:: Material provided ::

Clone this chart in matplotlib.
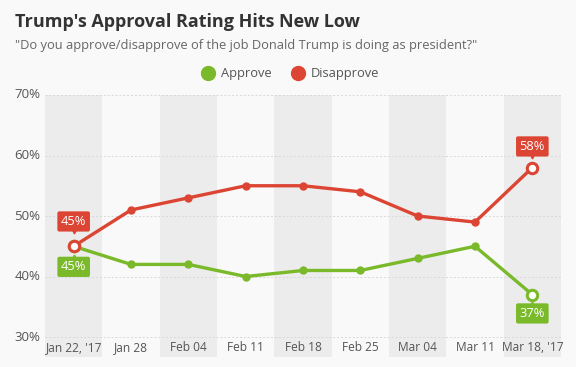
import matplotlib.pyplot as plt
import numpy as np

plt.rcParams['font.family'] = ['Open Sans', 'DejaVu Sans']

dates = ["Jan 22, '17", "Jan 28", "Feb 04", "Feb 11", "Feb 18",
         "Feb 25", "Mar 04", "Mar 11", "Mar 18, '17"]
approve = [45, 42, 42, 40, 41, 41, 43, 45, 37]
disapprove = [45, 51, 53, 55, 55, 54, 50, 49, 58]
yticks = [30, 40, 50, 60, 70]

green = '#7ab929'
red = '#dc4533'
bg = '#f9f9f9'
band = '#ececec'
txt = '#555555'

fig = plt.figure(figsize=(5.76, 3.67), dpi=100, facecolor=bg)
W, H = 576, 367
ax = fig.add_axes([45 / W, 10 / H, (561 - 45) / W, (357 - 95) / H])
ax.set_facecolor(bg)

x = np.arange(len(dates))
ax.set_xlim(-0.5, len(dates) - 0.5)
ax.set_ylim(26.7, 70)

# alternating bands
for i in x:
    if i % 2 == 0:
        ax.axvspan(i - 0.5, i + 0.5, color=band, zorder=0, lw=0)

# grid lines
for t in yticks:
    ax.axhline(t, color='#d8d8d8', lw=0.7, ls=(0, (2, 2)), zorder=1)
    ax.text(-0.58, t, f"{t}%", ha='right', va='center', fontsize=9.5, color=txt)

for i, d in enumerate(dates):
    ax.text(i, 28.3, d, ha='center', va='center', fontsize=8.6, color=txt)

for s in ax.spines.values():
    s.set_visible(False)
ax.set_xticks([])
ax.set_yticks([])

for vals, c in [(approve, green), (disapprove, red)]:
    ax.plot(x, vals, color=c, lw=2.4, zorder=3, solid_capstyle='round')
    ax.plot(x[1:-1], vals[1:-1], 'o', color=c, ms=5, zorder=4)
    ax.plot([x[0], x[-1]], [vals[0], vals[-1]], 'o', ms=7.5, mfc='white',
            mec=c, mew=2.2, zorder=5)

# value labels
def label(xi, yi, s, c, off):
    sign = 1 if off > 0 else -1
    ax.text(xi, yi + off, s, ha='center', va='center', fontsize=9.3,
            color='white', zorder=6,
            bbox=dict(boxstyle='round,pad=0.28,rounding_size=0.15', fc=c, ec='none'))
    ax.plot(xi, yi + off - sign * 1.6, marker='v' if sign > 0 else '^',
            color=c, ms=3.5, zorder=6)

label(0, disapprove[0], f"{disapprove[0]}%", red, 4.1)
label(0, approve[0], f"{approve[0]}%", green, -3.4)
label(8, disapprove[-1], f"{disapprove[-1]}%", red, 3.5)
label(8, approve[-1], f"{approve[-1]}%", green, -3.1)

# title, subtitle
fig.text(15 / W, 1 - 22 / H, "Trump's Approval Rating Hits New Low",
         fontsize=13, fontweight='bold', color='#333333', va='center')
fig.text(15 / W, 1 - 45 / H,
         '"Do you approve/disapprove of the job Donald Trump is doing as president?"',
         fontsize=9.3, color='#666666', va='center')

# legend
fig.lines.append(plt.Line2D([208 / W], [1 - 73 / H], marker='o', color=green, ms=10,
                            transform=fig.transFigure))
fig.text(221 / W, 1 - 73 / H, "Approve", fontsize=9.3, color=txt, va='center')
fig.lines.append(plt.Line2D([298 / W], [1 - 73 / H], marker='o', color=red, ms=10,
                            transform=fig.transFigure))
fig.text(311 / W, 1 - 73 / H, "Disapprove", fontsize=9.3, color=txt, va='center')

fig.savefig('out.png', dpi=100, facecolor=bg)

:::

- **Short task**: Go through the listing above and write it out again exactly, dropping the pictures.

- **Solution below**:
Clone this chart in matplotlib.
import matplotlib.pyplot as plt
import numpy as np

plt.rcParams['font.family'] = ['Open Sans', 'DejaVu Sans']

dates = ["Jan 22, '17", "Jan 28", "Feb 04", "Feb 11", "Feb 18",
         "Feb 25", "Mar 04", "Mar 11", "Mar 18, '17"]
approve = [45, 42, 42, 40, 41, 41, 43, 45, 37]
disapprove = [45, 51, 53, 55, 55, 54, 50, 49, 58]
yticks = [30, 40, 50, 60, 70]

green = '#7ab929'
red = '#dc4533'
bg = '#f9f9f9'
band = '#ececec'
txt = '#555555'

fig = plt.figure(figsize=(5.76, 3.67), dpi=100, facecolor=bg)
W, H = 576, 367
ax = fig.add_axes([45 / W, 10 / H, (561 - 45) / W, (357 - 95) / H])
ax.set_facecolor(bg)

x = np.arange(len(dates))
ax.set_xlim(-0.5, len(dates) - 0.5)
ax.set_ylim(26.7, 70)

# alternating bands
for i in x:
    if i % 2 == 0:
        ax.axvspan(i - 0.5, i + 0.5, color=band, zorder=0, lw=0)

# grid lines
for t in yticks:
    ax.axhline(t, color='#d8d8d8', lw=0.7, ls=(0, (2, 2)), zorder=1)
    ax.text(-0.58, t, f"{t}%", ha='right', va='center', fontsize=9.5, color=txt)

for i, d in enumerate(dates):
    ax.text(i, 28.3, d, ha='center', va='center', fontsize=8.6, color=txt)

for s in ax.spines.values():
    s.set_visible(False)
ax.set_xticks([])
ax.set_yticks([])

for vals, c in [(approve, green), (disapprove, red)]:
    ax.plot(x, vals, color=c, lw=2.4, zorder=3, solid_capstyle='round')
    ax.plot(x[1:-1], vals[1:-1], 'o', color=c, ms=5, zorder=4)
    ax.plot([x[0], x[-1]], [vals[0], vals[-1]], 'o', ms=7.5, mfc='white',
            mec=c, mew=2.2, zorder=5)

# value labels
def label(xi, yi, s, c, off):
    sign = 1 if off > 0 else -1
    ax.text(xi, yi + off, s, ha='center', va='center', fontsize=9.3,
            color='white', zorder=6,
            bbox=dict(boxstyle='round,pad=0.28,rounding_size=0.15', fc=c, ec='none'))
    ax.plot(xi, yi + off - sign * 1.6, marker='v' if sign > 0 else '^',
            color=c, ms=3.5, zorder=6)

label(0, disapprove[0], f"{disapprove[0]}%", red, 4.1)
label(0, approve[0], f"{approve[0]}%", green, -3.4)
label(8, disapprove[-1], f"{disapprove[-1]}%", red, 3.5)
label(8, approve[-1], f"{approve[-1]}%", green, -3.1)

# title, subtitle
fig.text(15 / W, 1 - 22 / H, "Trump's Approval Rating Hits New Low",
         fontsize=13, fontweight='bold', color='#333333', va='center')
fig.text(15 / W, 1 - 45 / H,
         '"Do you approve/disapprove of the job Donald Trump is doing as president?"',
         fontsize=9.3, color='#666666', va='center')

# legend
fig.lines.append(plt.Line2D([208 / W], [1 - 73 / H], marker='o', color=green, ms=10,
                            transform=fig.transFigure))
fig.text(221 / W, 1 - 73 / H, "Approve", fontsize=9.3, color=txt, va='center')
fig.lines.append(plt.Line2D([298 / W], [1 - 73 / H], marker='o', color=red, ms=10,
                            transform=fig.transFigure))
fig.text(311 / W, 1 - 73 / H, "Disapprove", fontsize=9.3, color=txt, va='center')

fig.savefig('out.png', dpi=100, facecolor=bg)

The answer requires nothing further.